Autor tekstu Michaił Sałtykow-Szczedrin (ur.1826, zm. 1889) jest autorem wielu opowiadań, bajek, tekstów pisanych specjalnie na potrzeby teatru. Powieść "Państwo Gołowlewowie" pisał w latach 1875-1880. I tak jak często zdarza się w rosyjskiej literaturze, inspirację czerpał z życia.

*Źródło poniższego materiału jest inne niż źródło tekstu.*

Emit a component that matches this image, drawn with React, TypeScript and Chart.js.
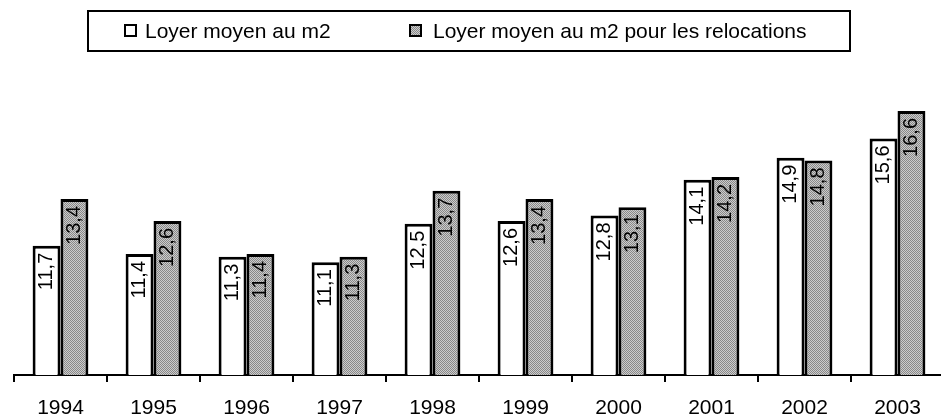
import React, { useEffect, useRef } from 'react';
import { Chart, registerables } from 'chart.js';

Chart.register(...registerables);

const categories = ['1994', '1995', '1996', '1997', '1998', '1999', '2000', '2001', '2002', '2003'];
const loyerMoyen = [11.7, 11.4, 11.3, 11.1, 12.5, 12.6, 12.8, 14.1, 14.9, 15.6];
const loyerRelocations = [13.4, 12.6, 11.4, 11.3, 13.7, 13.4, 13.1, 14.2, 14.8, 16.6];
const seriesLabels = ['Loyer moyen au m2', 'Loyer moyen au m2 pour les relocations'];

const FONT = '"Liberation Sans", Arial, Helvetica, sans-serif';

function makeDither(): CanvasPattern | string {
  const c = document.createElement('canvas');
  c.width = 2;
  c.height = 2;
  const g = c.getContext('2d');
  if (!g) return '#aaaaaa';
  g.fillStyle = '#cccccc';
  g.fillRect(0, 0, 2, 2);
  g.fillStyle = '#888888';
  g.fillRect(0, 0, 1, 1);
  g.fillRect(1, 1, 1, 1);
  return g.createPattern(c, 'repeat') || '#aaaaaa';
}

const valueLabels = {
  id: 'valueLabels',
  afterDatasetsDraw(chart: any) {
    const ctx = chart.ctx as CanvasRenderingContext2D;
    ctx.save();
    ctx.font = `20px ${FONT}`;
    ctx.fillStyle = '#000';
    ctx.textAlign = 'right';
    ctx.textBaseline = 'middle';
    chart.data.datasets.forEach((ds: any, i: number) => {
      const meta = chart.getDatasetMeta(i);
      meta.data.forEach((bar: any, j: number) => {
        const v = ds.data[j];
        const p = bar.getProps(['x', 'y'], true);
        ctx.save();
        ctx.translate(p.x, p.y + 7);
        ctx.rotate(-Math.PI / 2);
        ctx.fillText(String(v).replace('.', ','), 0, 0);
        ctx.restore();
      });
    });
    ctx.restore();
  },
};

const boxLegend = {
  id: 'boxLegend',
  afterDraw(chart: any) {
    const ctx = chart.ctx as CanvasRenderingContext2D;
    ctx.save();
    ctx.strokeStyle = '#000';
    ctx.lineWidth = 2;
    ctx.strokeRect(88, 11, 762, 40);
    const items = [
      { mx: 125, tx: 145 },
      { mx: 410, tx: 433 },
    ];
    ctx.font = `21px ${FONT}`;
    ctx.textAlign = 'left';
    ctx.textBaseline = 'alphabetic';
    chart.data.datasets.forEach((ds: any, i: number) => {
      const it = items[i];
      ctx.fillStyle = ds.backgroundColor;
      ctx.fillRect(it.mx, 25, 11, 11);
      ctx.lineWidth = 2;
      ctx.strokeStyle = '#000';
      ctx.strokeRect(it.mx, 25, 11, 11);
      ctx.fillStyle = '#000';
      ctx.fillText(ds.label, it.tx, 37.5);
    });
    ctx.restore();
  },
};

export default function App() {
  const ref = useRef<HTMLCanvasElement | null>(null);

  useEffect(() => {
    if (!ref.current) return;
    const chart = new Chart(ref.current, {
      type: 'bar',
      data: {
        labels: categories,
        datasets: [
          {
            label: seriesLabels[0],
            data: loyerMoyen,
            backgroundColor: '#ffffff',
            borderColor: '#000000',
            borderWidth: 3,
            borderSkipped: 'bottom',
          },
          {
            label: seriesLabels[1],
            data: loyerRelocations,
            backgroundColor: makeDither() as any,
            borderColor: '#000000',
            borderWidth: 3,
            borderSkipped: 'bottom',
          },
        ],
      },
      options: {
        responsive: false,
        animation: false,
        layout: { padding: { top: 72.5, left: 14, right: 4, bottom: 0 } },
        datasets: { bar: { categoryPercentage: 0.6, barPercentage: 1.0 } },
        plugins: {
          legend: { display: false },
          tooltip: { enabled: false },
        },
        scales: {
          x: {
            offset: true,
            grid: {
              offset: true,
              drawOnChartArea: false,
              drawTicks: true,
              tickLength: 7,
              color: '#000',
              lineWidth: 2,
            },
            border: { display: true, color: '#000', width: 2 },
            ticks: {
              color: '#000',
              font: { size: 21, family: FONT },
              padding: 14,
              maxRotation: 0,
              autoSkip: false,
            },
            afterFit: (scale: any) => {
              scale.height = 45;
            },
          },
          y: {
            display: false,
            min: 7,
            max: 18,
          },
        },
      },
      plugins: [valueLabels, boxLegend],
    });
    return () => chart.destroy();
  }, []);

  return (
    <div style={{ position: 'absolute', left: 0, top: 0, width: 941, height: 420, overflow: 'hidden' }}>
      <canvas ref={ref} width={948} height={420} style={{ display: 'block' }} />
    </div>
  );
}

Jedna z głównych bohaterek, Arina Pietrowna, sprawuje w swoim majątku rządy żelaznej ręki. Sytuacja w domu zaczyna się zmieniać, gdy gorliwym pomocnikiem matki w prowadzeniu interesów staje się Porfiry, cnotliwy chrześcijanin. Okazuje się bezwzględnym manipulantem, który ze słowami Biblii na ustach stopniowo niszczy swoją rodzinę. Do czego doprowadzi jego wyrachowanie i obłuda, skrywane pod maską żarliwej religijności i głębokiej wiary?- odpowiedzi na tak postawione pytanie szukają twórcy spektaklu.

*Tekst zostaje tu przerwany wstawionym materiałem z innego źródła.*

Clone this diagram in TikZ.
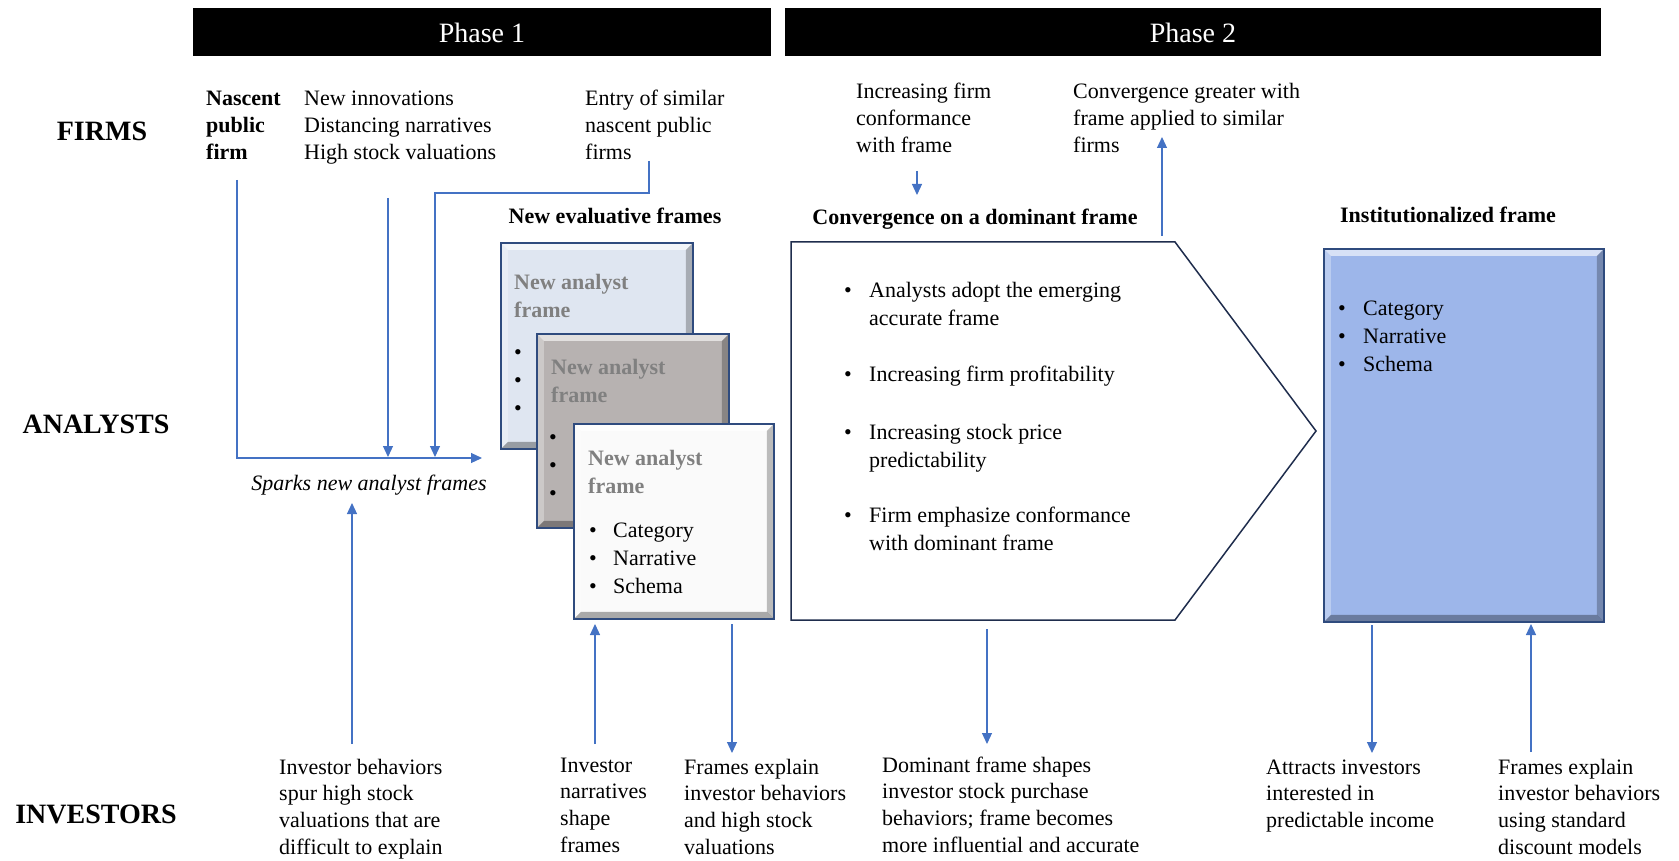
\documentclass[tikz,border=0pt]{standalone}
\usepackage{fontspec}
\setmainfont{Liberation Serif}
\usetikzlibrary{arrows.meta}
\definecolor{arrowblue}{HTML}{4472C4}
\definecolor{boxline}{HTML}{2F4B7E}
\definecolor{frameA}{HTML}{DFE6F1}
\definecolor{frameB}{HTML}{B7B2B1}
\definecolor{frameC}{HTML}{FAFAFA}
\definecolor{instfill}{HTML}{9DB6EA}
\definecolor{graytitle}{HTML}{808080}
\definecolor{pentline}{HTML}{1F2D4D}
\begin{document}
\begin{tikzpicture}[x=1pt,y=-1pt,
  txt/.style={font=\fontsize{22}{26.8}\selectfont, align=left, anchor=base west, inner sep=0pt},
  boxtxt/.style={font=\fontsize{22}{28}\selectfont, align=left, anchor=base west, inner sep=0pt},
  graytxt/.style={boxtxt, font=\fontsize{22}{28}\selectfont\bfseries, text=graytitle},
  head/.style={font=\fontsize{22}{26.8}\selectfont\bfseries, anchor=base, inner sep=0pt},
  rowlabel/.style={font=\fontsize{28}{32}\selectfont\bfseries, anchor=base, inner sep=0pt},
  phasebar/.style={fill=black, draw=none, anchor=north west, inner sep=0pt},
  phasetxt/.style={font=\fontsize{28}{32}\selectfont, text=white, anchor=base, inner sep=0pt},
  flow/.style={draw=arrowblue, line width=1.2pt, -{Triangle[width=10pt,length=11pt]}},
  bevel/.style={path picture={
    \path (path picture bounding box.north west) coordinate (bNW)
          (path picture bounding box.north east) coordinate (bNE)
          (path picture bounding box.south west) coordinate (bSW)
          (path picture bounding box.south east) coordinate (bSE);
    \fill[white,opacity=.6] (bNW) -- (bNE) -- ([shift={(-7,7)}]bNE) -- ([shift={(7,7)}]bNW) -- cycle;
    \fill[white,opacity=.3] (bNW) -- ([shift={(7,7)}]bNW) -- ([shift={(7,-7)}]bSW) -- (bSW) -- cycle;
    \fill[black,opacity=.25] (bNE) -- (bSE) -- ([shift={(-7,-7)}]bSE) -- ([shift={(-7,7)}]bNE) -- cycle;
    \fill[black,opacity=.32] (bSW) -- ([shift={(7,-7)}]bSW) -- ([shift={(-7,-7)}]bSE) -- (bSE) -- cycle;
  }},
  framebox/.style={draw=boxline, line width=1.8pt, anchor=north west, inner sep=0pt, bevel},
]
\useasboundingbox (0,0) rectangle (1679,861);

% Phase bars
\node[phasebar, minimum width=578pt, minimum height=48.5pt] (bar1) at (193,7.5) {};
\node[phasebar, minimum width=816pt, minimum height=48.5pt] (bar2) at (785,7.5) {};
\node[phasetxt] (ph1) at (482,43) {Phase 1};
\node[phasetxt] (ph2) at (1193,43) {Phase 2};

% Row labels
\node[rowlabel] (firms) at (102,141) {FIRMS};
\node[rowlabel] (analysts) at (96,433) {ANALYSTS};
\node[rowlabel] (investors) at (96,823) {INVESTORS};

% Firm texts phase 1 (anchor = baseline of last line)
\node[txt, font=\fontsize{22}{26.8}\selectfont\bfseries] (nascent) at (206,159.6) {Nascent\\public\\firm};
\node[txt] (innov) at (304,159.6) {New innovations\\Distancing narratives\\High stock valuations};
\node[txt] (entry) at (585,159.6) {Entry of similar\\nascent public\\firms};

% Sparks
\node[txt, anchor=base, font=\fontsize{22}{26.8}\selectfont\itshape] (sparks) at (369,490) {Sparks new analyst frames};

\coordinate (nascentTop) at (237,180);
\coordinate (corner1) at (237,458);
\coordinate (sparkEnd) at (482,458);
\coordinate (innovTop) at (388,198);
\coordinate (innovEnd) at (388,457);
\coordinate (entryTop) at (649,161);
\coordinate (entryC1) at (649,193);
\coordinate (entryC2) at (435,193);
\coordinate (entryEnd) at (435,457);
\draw[flow] (nascentTop) -- (corner1) -- (sparkEnd);
\draw[flow] (innovTop) -- (innovEnd);
\draw[flow] (entryTop) -- (entryC1) -- (entryC2) -- (entryEnd);

% Heading
\node[head] (newframes) at (615,224) {New evaluative frames};

% Frame boxes
\node[framebox, fill=frameA, minimum width=192pt, minimum height=206pt] (boxA) at (500,242) {};
\node[graytxt] (titleA) at (514,317) {New analyst\\frame};
\node[boxtxt] (bulA) at (514,415) {•\\•\\•};

\node[framebox, fill=frameB, minimum width=192pt, minimum height=194pt] (boxB) at (536,333) {};
\node[graytxt] (titleB) at (551,402) {New analyst\\frame};
\node[boxtxt] (bulB) at (549,500) {•\\•\\•};

\node[framebox, fill=frameC, minimum width=200pt, minimum height=195pt] (boxC) at (573,423) {};
\node[graytxt] (titleC) at (588,493) {New analyst\\frame};
\node[boxtxt] (bulC) at (589,593) {•\\•\\•};
\node[boxtxt] (listC) at (613,593) {Category\\Narrative\\Schema};

% Phase 1 investor arrows and texts
\node[txt] (invbeh) at (279,854.4) {Investor behaviors\\spur high stock\\valuations that are\\difficult to explain};
\node[txt] (invnar) at (560,852.4) {Investor\\narratives\\shape\\frames};
\node[txt] (frexp) at (684,854.4) {Frames explain\\investor behaviors\\and high stock\\valuations};

\coordinate (invbehTop) at (352,744);
\coordinate (sparksBot) at (352,503);
\draw[flow] (invbehTop) -- (sparksBot);
\coordinate (invnarTop) at (595,744);
\coordinate (boxCin) at (595,624);
\draw[flow] (invnarTop) -- (boxCin);
\coordinate (boxCout) at (732,624);
\coordinate (frexpTop) at (732,753);
\draw[flow] (boxCout) -- (frexpTop);

% Phase 2 firm texts
\node[txt] (conform) at (856,152.6) {Increasing firm\\conformance\\with frame};
\node[txt] (greater) at (1073,152.6) {Convergence greater with\\frame applied to similar\\firms};
\coordinate (conformBot) at (917,171);
\coordinate (convTop) at (917,195);
\draw[flow] (conformBot) -- (convTop);
\coordinate (pentTopOut) at (1162,236);
\coordinate (greaterBot) at (1162,137);
\draw[flow] (pentTopOut) -- (greaterBot);

% Convergence pentagon
\node[head] (convhead) at (975,225) {Convergence on a dominant frame};
\draw[draw=pentline, line width=1.5pt, fill=white]
  (791,242) coordinate (pNW) -- (1175,242) coordinate (pNE) -- (1316,431) coordinate (ptip)
  -- (1175,620) coordinate (pSE) -- (791,620) coordinate (pSW) -- cycle;
\node[boxtxt] (pb1) at (844,297) {•};
\node[boxtxt] (pt1) at (869,325) {Analysts adopt the emerging\\accurate frame};
\node[boxtxt] (pb2) at (844,381) {•};
\node[boxtxt] (pt2) at (869,381) {Increasing firm profitability};
\node[boxtxt] (pb3) at (844,439) {•};
\node[boxtxt] (pt3) at (869,467) {Increasing stock price\\predictability};
\node[boxtxt] (pb4) at (844,522) {•};
\node[boxtxt] (pt4) at (869,550) {Firm emphasize conformance\\with dominant frame};

\coordinate (pentBot) at (987,629);
\coordinate (domTop) at (987,744);
\draw[flow] (pentBot) -- (domTop);
\node[txt] (domtxt) at (882,852.4) {Dominant frame shapes\\investor stock purchase\\behaviors; frame becomes\\more influential and accurate};

% Institutionalized frame
\node[head] (insthead) at (1448,223) {Institutionalized frame};
\node[framebox, fill=instfill, minimum width=280pt, minimum height=373pt] (instbox) at (1323,248) {};
\node[boxtxt] (instbul) at (1338,371) {•\\•\\•};
\node[boxtxt] (instlist) at (1363,371) {Category\\Narrative\\Schema};

\coordinate (instOut) at (1372,625);
\coordinate (attrTop) at (1372,753);
\draw[flow] (instOut) -- (attrTop);
\coordinate (fr2Top) at (1531,752);
\coordinate (instIn) at (1531,624);
\draw[flow] (fr2Top) -- (instIn);
\node[txt] (attr) at (1266,827.6) {Attracts investors\\interested in\\predictable income};
\node[txt] (frexp2) at (1498,854.4) {Frames explain\\investor behaviors\\using standard\\discount models};
\end{tikzpicture}
\end{document}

Andrzej Bubień dodaje, że jest to opowieść o nas, o ludziach, których zżera chęć posiadania, a nie bycia. -Rosyjska literatura jest bardzo współczująca w stosunku do ludzi, Sałtykow nie współczuł swoim bohaterom- dodaje reżyser.

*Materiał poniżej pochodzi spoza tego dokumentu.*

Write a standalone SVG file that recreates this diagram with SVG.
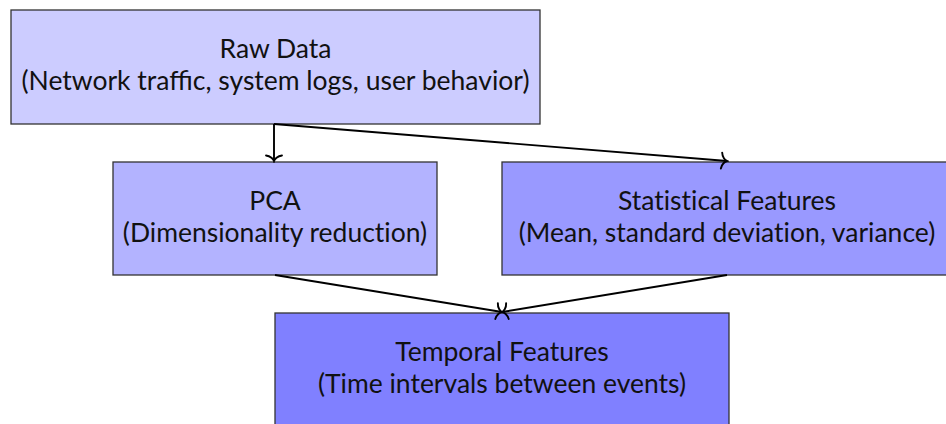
<svg xmlns="http://www.w3.org/2000/svg" width="946" height="424" viewBox="0 0 946 424">
  <style>
    .box { stroke: #333; stroke-width: 1.3; }
    .lbl { font-family: Lato, "Open Sans", "Liberation Sans", sans-serif; font-size: 26.5px; fill: #111; text-anchor: middle; font-variant-ligatures: none; }
    .liga { font-variant-ligatures: common-ligatures; }
    .edge { fill: none; stroke: #000; stroke-width: 1.9; }
  </style>
  <defs>
    <!-- curved "to"-style open arrow tip -->
    <marker id="tip" viewBox="-10 -10 12 20" markerWidth="12" markerHeight="20" refX="0" refY="0" orient="auto" markerUnits="userSpaceOnUse">
      <path d="M -5.5 -8 C -5 -3.5 -2 -0.6 0 0 C -2 0.6 -5 3.5 -5.5 8" fill="none" stroke="#000" stroke-width="1.9" stroke-linecap="round"/>
    </marker>
  </defs>

  <g id="raw-data">
    <rect class="box" x="11" y="10" width="529" height="114" fill="#ccccff"/>
    <text class="lbl" x="275.5" y="58">Raw Data</text>
    <text class="lbl liga" x="275.5" y="90">(Network traffic, system logs, user behavior)</text>
  </g>

  <g id="pca">
    <rect class="box" x="113" y="162" width="324" height="113" fill="#b3b3ff"/>
    <text class="lbl" x="275" y="210">PCA</text>
    <text class="lbl" x="275" y="242">(Dimensionality reduction)</text>
  </g>

  <g id="statistical-features">
    <rect class="box" x="502" y="162" width="445" height="113" fill="#9999ff"/>
    <text class="lbl" x="727" y="210">Statistical Features</text>
    <text class="lbl" x="727" y="242">(Mean, standard deviation, variance)</text>
  </g>

  <g id="temporal-features">
    <rect class="box" x="275" y="313" width="454" height="120" fill="#8080ff"/>
    <text class="lbl" x="502" y="361">Temporal Features</text>
    <text class="lbl" x="502" y="393">(Time intervals between events)</text>
  </g>

  <g id="connectors">
    <line class="edge" x1="274" y1="124" x2="274" y2="161" marker-end="url(#tip)"/>
    <line class="edge" x1="274" y1="124" x2="727" y2="161" marker-end="url(#tip)"/>
    <line class="edge" x1="275" y1="275" x2="502" y2="312" marker-end="url(#tip)"/>
    <line class="edge" x1="727" y1="275" x2="502" y2="312" marker-end="url(#tip)"/>
  </g>
</svg>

Powieść Michaiła Sałtykowa-Szczedrina doceniana jest też za niezwykły kunszt językowy.
Rolę Porfirego grają w Rosji najwybitniejsi aktorzy. W Polsce w tej roli zobaczymy Przemysława Bluszcza.
Autorem muzyki jest Piotr Salaber, który do współpracy zaprosił międzynarodowych wykonawców. Na trąbce gra Markus Stockhausen, harfie szklanej Anna i Arkadiusz Szafrańcowie, fortepianie Piotr Salabe , instrumentach perkusyjnych Chris Aiken. Usłyszymy też chór Kameralny Akademii Muzycznej w Bydgoszczy prowadzony przez Janusza Staneckiego. Nagrań muzycznych dokonano w Sound Design Studio w Warszawie, Katedrze w Bydgoszczy oraz Studio Markusa Stockhausena w Kolonii.
Jurij Wasilkow, który odpowiada za ruch sceniczny, podkreśla, że najważniejsze w ruchu, tak jak i słowie jest myśl, która się za nim kryje.
Izabella Cywińska podkreśla, że dzięki pracy nad "Judaszkiem" udało scalić się stary zespół Teatru Ateneum z nowym, który jako dyrektor artystyczna sceny przy Jaracza zaprosiła do współpracy.
Premiera "Judaszka" odbędzie się 24 kwietnia na deskach Teatru Ateneum.